D. Murken1, D. Aufhauser1, Z. Wang1, G. Ge1, T. Bhatti3, W. Hancock3, M. Levine1,2 1University Of Pennsylvania,Department Of Surgery,Philadelphia, PA, USA 2Children’s Hospital Of Philadelphia,Department Of Surgery,Philadelphia, PA, USA 3Children’s Hospital Of Philadelphia,Department Of Pathology And Laboratory Medicine,Philadelphia, PA, USA
Introduction: Ischemia Reperfusion Injury (IRI) causes significant morbidity in renal transplantation and other surgical scenarios. A better understanding of the molecular mechanisms leading to IRI is required so that new strategies for prevention and treatment can be developed. Histone deacetylases (HDACs) regulate diverse cellular processes. We have previously shown the benefit in renal IRI of non-selective pharmacologic HDAC inhibitors, and now report on the benefit of targeting one specific HDAC isoform, HDAC2, via inducible whole body gene deletion in order to extend renal IRI tolerance.
Methods: Female wild type C57BL/6 (WT) or female whole body HDAC2-deficient C57BL/6 (HDAC2-/-) mice were subjected to a unilateral warm ischemia model with contralateral nephrectomy under strict temperature control in order to yield maximum reproducibility. Plasma concentrations of BUN were assessed for four days post-operatively.
Results: WT mice survived 28 minutes of warm ischemic time, but developed substantial injury (Figure 1). When subjected to longer periods of warm ischemia, these mice all developed renal insufficiency requiring sacrifice within 48 hours of ischemic insult.
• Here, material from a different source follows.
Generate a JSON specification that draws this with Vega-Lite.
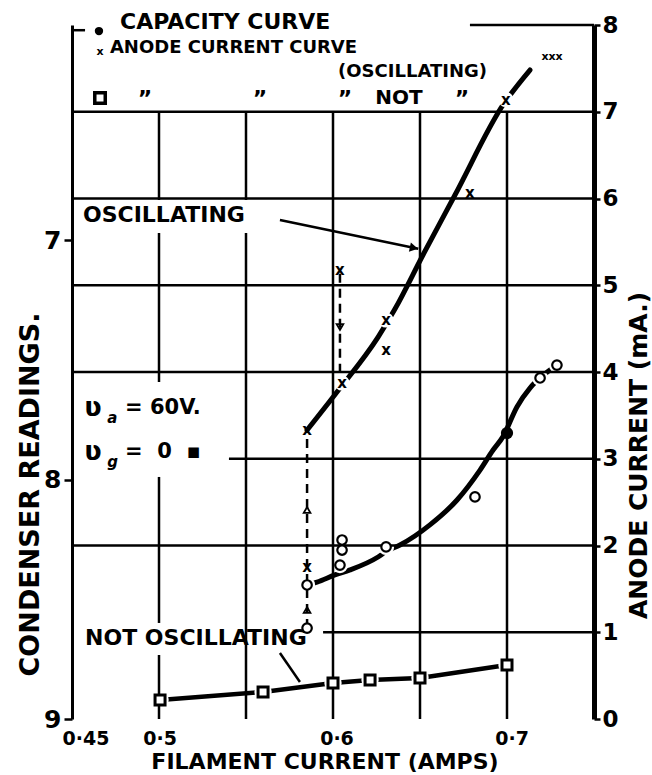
{
  "$schema": "https://vega.github.io/schema/vega-lite/v6.json",
  "width": 522,
  "height": 694,
  "autosize": {"type": "none"},
  "padding": {"left": 72, "top": 25, "right": 58, "bottom": 56},
  "background": "white",
  "config": {
    "view": {"stroke": null},
    "font": "DejaVu Sans",
    "axis": {"labelFont": "DejaVu Sans", "titleFont": "DejaVu Sans", "labelColor": "black", "titleColor": "black", "domainColor": "black", "tickColor": "black", "grid": false, "labelFontWeight": "bold", "titleFontWeight": "bold"}
  },
  "datasets": {
    "capLine": [
      {"x": 0.5851, "y": 8.44}, {"x": 0.5908, "y": 8.428}, {"x": 0.6011, "y": 8.398}, {"x": 0.6098, "y": 8.377},
      {"x": 0.6259, "y": 8.323}, {"x": 0.6305, "y": 8.3}, {"x": 0.6385, "y": 8.273}, {"x": 0.6557, "y": 8.189},
      {"x": 0.6713, "y": 8.085}, {"x": 0.6845, "y": 7.96}, {"x": 0.692, "y": 7.876}, {"x": 0.6977, "y": 7.82},
      {"x": 0.7057, "y": 7.696}, {"x": 0.7132, "y": 7.617}, {"x": 0.719, "y": 7.575}, {"x": 0.7247, "y": 7.542},
      {"x": 0.7287, "y": 7.521}
    ],
    "capPts": [
      {"x": 0.5851, "y": 8.62, "k": "n"}, {"x": 0.5851, "y": 8.44, "k": "o"}, {"x": 0.604, "y": 8.357, "k": "o"},
      {"x": 0.6052, "y": 8.294, "k": "o"}, {"x": 0.6052, "y": 8.252, "k": "o"}, {"x": 0.6305, "y": 8.281, "k": "o"},
      {"x": 0.6816, "y": 8.072, "k": "n"}, {"x": 0.7, "y": 7.805, "k": "f"}, {"x": 0.719, "y": 7.575, "k": "o"},
      {"x": 0.7287, "y": 7.521, "k": "o"}
    ],
    "oscLine": [
      {"x": 0.5851, "y": 3.331}, {"x": 0.6023, "y": 3.77}, {"x": 0.6259, "y": 4.403}, {"x": 0.6356, "y": 4.726},
      {"x": 0.6517, "y": 5.349}, {"x": 0.6701, "y": 6.04}, {"x": 0.6977, "y": 7.078}, {"x": 0.7132, "y": 7.481}
    ],
    "oscX": [
      {"x": 0.5851, "y": 3.331, "h": 0}, {"x": 0.6052, "y": 3.873, "h": 1}, {"x": 0.6305, "y": 4.599, "h": 1},
      {"x": 0.6305, "y": 4.254, "h": 0}, {"x": 0.6787, "y": 6.063, "h": 0}, {"x": 0.6994, "y": 7.141, "h": 1},
      {"x": 0.5851, "y": 1.752, "h": 0}, {"x": 0.604, "y": 5.176, "h": 0}
    ],
    "sq": [
      {"x": 0.5006, "y": 0.219}, {"x": 0.5598, "y": 0.311}, {"x": 0.6, "y": 0.415},
      {"x": 0.6213, "y": 0.45}, {"x": 0.65, "y": 0.473}, {"x": 0.7, "y": 0.622}
    ],
    "grid": [
      {"x": 0.45, "x2": 0.75, "y": 7, "y2": 7}, {"x": 0.45, "x2": 0.75, "y": 6, "y2": 6},
      {"x": 0.45, "x2": 0.75, "y": 5, "y2": 5}, {"x": 0.45, "x2": 0.75, "y": 4, "y2": 4},
      {"x": 0.5402, "x2": 0.75, "y": 3, "y2": 3}, {"x": 0.45, "x2": 0.75, "y": 2, "y2": 2},
      {"x": 0.5943, "x2": 0.75, "y": 1, "y2": 1}, {"x": 0.6787, "x2": 0.75, "y": 8, "y2": 8},
      {"x": 0.45, "x2": 0.4575, "y": 7.94, "y2": 7.94},
      {"x": 0.5, "x2": 0.5, "y": 7, "y2": 5.983}, {"x": 0.5, "x2": 0.5, "y": 5.602, "y2": 3.885},
      {"x": 0.5, "x2": 0.5, "y": 2.79, "y2": 1.107}, {"x": 0.5, "x2": 0.5, "y": 0.738, "y2": 0},
      {"x": 0.55, "x2": 0.55, "y": 7, "y2": 5.983}, {"x": 0.55, "x2": 0.55, "y": 5.602, "y2": 0},
      {"x": 0.6, "x2": 0.6, "y": 7, "y2": 0}, {"x": 0.65, "x2": 0.65, "y": 7, "y2": 0},
      {"x": 0.7, "x2": 0.7, "y": 7, "y2": 0}
    ],
    "vdash": [
      {"x": 0.5851, "x2": 0.5851, "y": 1.049, "y2": 3.331},
      {"x": 0.604, "x2": 0.604, "y": 3.99, "y2": 5.176}
    ],
    "pointers": [
      {"x": 0.5695, "x2": 0.649, "y": 5.752, "y2": 5.42},
      {"x": 0.5695, "x2": 0.581, "y": 0.761, "y2": 0.427}
    ],
    "arrUp": [{"x": 0.5851, "y": 2.409}, {"x": 0.5851, "y": 1.256}],
    "arrDown": [{"x": 0.604, "y": 4.519}],
    "arrHead": [{"x": 0.6465, "y": 5.43}],
    "bullet": [{"x": 0.4655, "y": 7.93}],
    "legSq": [{"x": 0.4661, "y": 7.159}],
    "tLeg1": [{"x": 0.4776, "y": 8.03, "t": "CAPACITY CURVE"}],
    "tLeg2": [
      {"x": 0.4718, "y": 7.73, "t": "ANODE CURRENT CURVE"},
      {"x": 0.6029, "y": 7.458, "t": "(OSCILLATING)"}
    ],
    "tSmallX": [{"x": 0.4661, "y": 7.689, "t": "x"}, {"x": 0.7259, "y": 7.631, "t": "xxx"}],
    "tNot": [{"x": 0.6379, "y": 7.159, "t": "NOT"}],
    "tDitto": [
      {"x": 0.492, "y": 7.15, "t": "\u201d"}, {"x": 0.558, "y": 7.15, "t": "\u201d"},
      {"x": 0.6069, "y": 7.15, "t": "\u201d"}, {"x": 0.6741, "y": 7.15, "t": "\u201d"}
    ],
    "tBig": [
      {"x": 0.4563, "y": 5.81, "t": "OSCILLATING"},
      {"x": 0.4575, "y": 0.934, "t": "NOT OSCILLATING"}
    ],
    "tV": [{"x": 0.4621, "y": 3.585, "t": "\u028b"}, {"x": 0.4621, "y": 3.078, "t": "\u028b"}],
    "tSub": [{"x": 0.4702, "y": 3.47, "t": "a"}, {"x": 0.4702, "y": 2.96, "t": "g"}],
    "tEq": [
      {"x": 0.4805, "y": 3.585, "t": "= 60V."},
      {"x": 0.4805, "y": 3.078, "t": "=\u00a0\u00a00\u00a0\u00a0\u25aa"}
    ],
    "xLab": [
      {"x": 0.458, "y": -0.23, "t": "0\u00b745"},
      {"x": 0.5006, "y": -0.23, "t": "0\u00b75"},
      {"x": 0.6023, "y": -0.23, "t": "0\u00b76"},
      {"x": 0.7029, "y": -0.23, "t": "0\u00b77"}
    ],
    "xTitle": [{"x": 0.5954, "y": -0.496, "t": "FILAMENT CURRENT (AMPS)"}]
  },
  "resolve": {"scale": {"y": "independent"}},
  "layer": [
    {
      "encoding": {
        "x": {"field": "x", "type": "quantitative", "scale": {"domain": [0.45, 0.75], "nice": false, "zero": false},
          "axis": {"orient": "bottom", "values": [0.45, 0.5, 0.6, 0.7], "tickSize": 0, "tickWidth": 0, "domainWidth": 3, "labels": false, "title": null}},
        "y": {"field": "y", "type": "quantitative", "scale": {"domain": [6.1, 9], "nice": false, "zero": false, "reverse": true},
          "axis": {"orient": "left", "values": [7, 8, 9], "format": "d", "tickSize": 8, "tickWidth": 2.5, "domainWidth": 3, "labelFontSize": 25, "labelPadding": 3, "title": "CONDENSER READINGS.", "titleFontSize": 27, "titleAngle": 270, "titleX": -42, "titleY": 469, "titleAlign": "center", "titleBaseline": "middle"}}
      },
      "layer": [
        {"data": {"name": "capLine"}, "mark": {"type": "line", "interpolate": "monotone", "color": "black", "strokeWidth": 5, "strokeCap": "round"}},
        {"data": {"name": "capPts"}, "transform": [{"filter": "datum.k == 'o'"}], "mark": {"type": "point", "shape": "circle", "filled": true, "color": "white", "opacity": 1, "size": 260}}
      ]
    },
    {
      "encoding": {
        "x": {"field": "x", "type": "quantitative", "scale": {"domain": [0.45, 0.75], "nice": false, "zero": false}, "axis": null},
        "y": {"field": "y", "type": "quantitative", "scale": {"domain": [0, 8], "nice": false, "zero": false},
          "axis": {"orient": "right", "values": [0, 1, 2, 3, 4, 5, 6, 7, 8], "tickSize": 6, "tickWidth": 2.5, "domainWidth": 5, "labelFontSize": 23, "labelPadding": 2, "title": "ANODE CURRENT (mA.)", "titleFontSize": 25, "titleAngle": 270, "titleX": 44, "titleY": 430, "titleAlign": "center", "titleBaseline": "middle"}}
      },
      "layer": [
        {"data": {"name": "oscLine"}, "mark": {"type": "line", "interpolate": "monotone", "color": "black", "strokeWidth": 5, "strokeCap": "round"}},
        {"data": {"name": "sq"}, "mark": {"type": "line", "color": "black", "strokeWidth": 4.5}},
        {"data": {"name": "oscX"}, "transform": [{"filter": "datum.h == 1"}], "mark": {"type": "point", "shape": "circle", "filled": true, "color": "white", "opacity": 1, "size": 230}},
        {"data": {"name": "sq"}, "mark": {"type": "point", "shape": "circle", "filled": true, "color": "white", "opacity": 1, "size": 300}},
        {"data": {"name": "grid"}, "mark": {"type": "rule", "color": "black", "strokeWidth": 2.5}, "encoding": {"x2": {"field": "x2"}, "y2": {"field": "y2"}}},
        {"data": {"name": "vdash"}, "mark": {"type": "rule", "color": "black", "strokeWidth": 2.5, "strokeDash": [9, 6]}, "encoding": {"x2": {"field": "x2"}, "y2": {"field": "y2"}}},
        {"data": {"name": "pointers"}, "mark": {"type": "rule", "color": "black", "strokeWidth": 2.5}, "encoding": {"x2": {"field": "x2"}, "y2": {"field": "y2"}}},
        {"data": {"name": "arrUp"}, "mark": {"type": "point", "shape": "triangle-up", "filled": false, "color": "black", "strokeWidth": 1.8, "size": 45, "opacity": 1}},
        {"data": {"name": "arrDown"}, "mark": {"type": "point", "shape": "triangle-down", "filled": false, "color": "black", "strokeWidth": 1.8, "size": 45, "opacity": 1}},
        {"data": {"name": "arrHead"}, "mark": {"type": "point", "shape": "triangle-right", "filled": true, "color": "black", "size": 90, "angle": 12, "opacity": 1}},
        {"data": {"name": "oscX"}, "mark": {"type": "text", "text": "x", "font": "DejaVu Sans", "fontWeight": "bold", "fontSize": 15, "align": "center", "baseline": "middle", "color": "black"}},
        {"data": {"name": "sq"}, "mark": {"type": "point", "shape": "square", "filled": true, "fill": "white", "stroke": "black", "strokeWidth": 3, "size": 100, "opacity": 1}},
        {"data": {"name": "legSq"}, "mark": {"type": "point", "shape": "square", "filled": true, "fill": "white", "stroke": "black", "strokeWidth": 3.5, "size": 110, "opacity": 1}},
        {"data": {"name": "bullet"}, "mark": {"type": "point", "shape": "circle", "filled": true, "color": "black", "size": 70, "opacity": 1}},
        {"data": {"name": "tLeg1"}, "mark": {"type": "text", "font": "DejaVu Sans", "fontWeight": "bold", "fontSize": 22, "align": "left", "baseline": "middle", "color": "black"}, "encoding": {"text": {"field": "t"}}},
        {"data": {"name": "tLeg2"}, "mark": {"type": "text", "font": "DejaVu Sans", "fontWeight": "bold", "fontSize": 18, "align": "left", "baseline": "middle", "color": "black"}, "encoding": {"text": {"field": "t"}}},
        {"data": {"name": "tSmallX"}, "mark": {"type": "text", "font": "DejaVu Sans", "fontWeight": "bold", "fontSize": 11, "align": "center", "baseline": "middle", "color": "black"}, "encoding": {"text": {"field": "t"}}},
        {"data": {"name": "tNot"}, "mark": {"type": "text", "font": "DejaVu Sans", "fontWeight": "bold", "fontSize": 20, "align": "center", "baseline": "middle", "color": "black"}, "encoding": {"text": {"field": "t"}}},
        {"data": {"name": "tDitto"}, "mark": {"type": "text", "font": "DejaVu Sans", "fontWeight": "bold", "fontSize": 22, "align": "center", "baseline": "middle", "color": "black"}, "encoding": {"text": {"field": "t"}}},
        {"data": {"name": "tBig"}, "mark": {"type": "text", "font": "DejaVu Sans", "fontWeight": "bold", "fontSize": 22, "align": "left", "baseline": "middle", "color": "black"}, "encoding": {"text": {"field": "t"}}},
        {"data": {"name": "tV"}, "mark": {"type": "text", "font": "DejaVu Sans", "fontWeight": "bold", "fontSize": 26, "align": "center", "baseline": "middle", "color": "black"}, "encoding": {"text": {"field": "t"}}},
        {"data": {"name": "tSub"}, "mark": {"type": "text", "font": "DejaVu Sans", "fontStyle": "italic", "fontWeight": "bold", "fontSize": 15, "align": "left", "baseline": "middle", "color": "black"}, "encoding": {"text": {"field": "t"}}},
        {"data": {"name": "tEq"}, "mark": {"type": "text", "font": "DejaVu Sans", "fontWeight": "bold", "fontSize": 21, "align": "left", "baseline": "middle", "color": "black"}, "encoding": {"text": {"field": "t"}}},
        {"data": {"name": "xLab"}, "mark": {"type": "text", "font": "DejaVu Sans", "fontWeight": "bold", "fontSize": 19, "align": "center", "baseline": "middle", "color": "black"}, "encoding": {"text": {"field": "t"}}},
        {"data": {"name": "xTitle"}, "mark": {"type": "text", "font": "DejaVu Sans", "fontWeight": "bold", "fontSize": 22, "align": "center", "baseline": "middle", "color": "black"}, "encoding": {"text": {"field": "t"}}}
      ]
    },
    {
      "encoding": {
        "x": {"field": "x", "type": "quantitative", "scale": {"domain": [0.45, 0.75], "nice": false, "zero": false}, "axis": null},
        "y": {"field": "y", "type": "quantitative", "scale": {"domain": [6.1, 9], "nice": false, "zero": false, "reverse": true}, "axis": null}
      },
      "layer": [
        {"data": {"name": "capPts"}, "transform": [{"filter": "datum.k != 'f'"}], "mark": {"type": "point", "shape": "circle", "filled": true, "fill": "white", "stroke": "black", "strokeWidth": 2.2, "size": 90, "opacity": 1}},
        {"data": {"name": "capPts"}, "transform": [{"filter": "datum.k == 'f'"}], "mark": {"type": "point", "shape": "circle", "filled": true, "color": "black", "size": 150, "opacity": 1}}
      ]
    }
  ]
}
HDAC2-/- mice were subjected to longer periods of warm ischemia than survivable by WT mice. HDAC2-/- mice tolerated 35 minutes of ischemia with comparable renal injury to that observed in WT mice after 28 minutes of IRI (p=0.48, Figure 1). Prolongation of the ischemic time by a further two additional minutes (37 min) resulted in non-survivable injury in HDAC2-/- mice.
Conclusion: Murine HDAC2 gene deletion leads to significant extension of renal IRI tolerance. Pharmacologic HDAC2 inhibition may offer a novel therapeutic strategy to avoid organ injury in kidney transplantation and other surgeries requiring renal ischemia.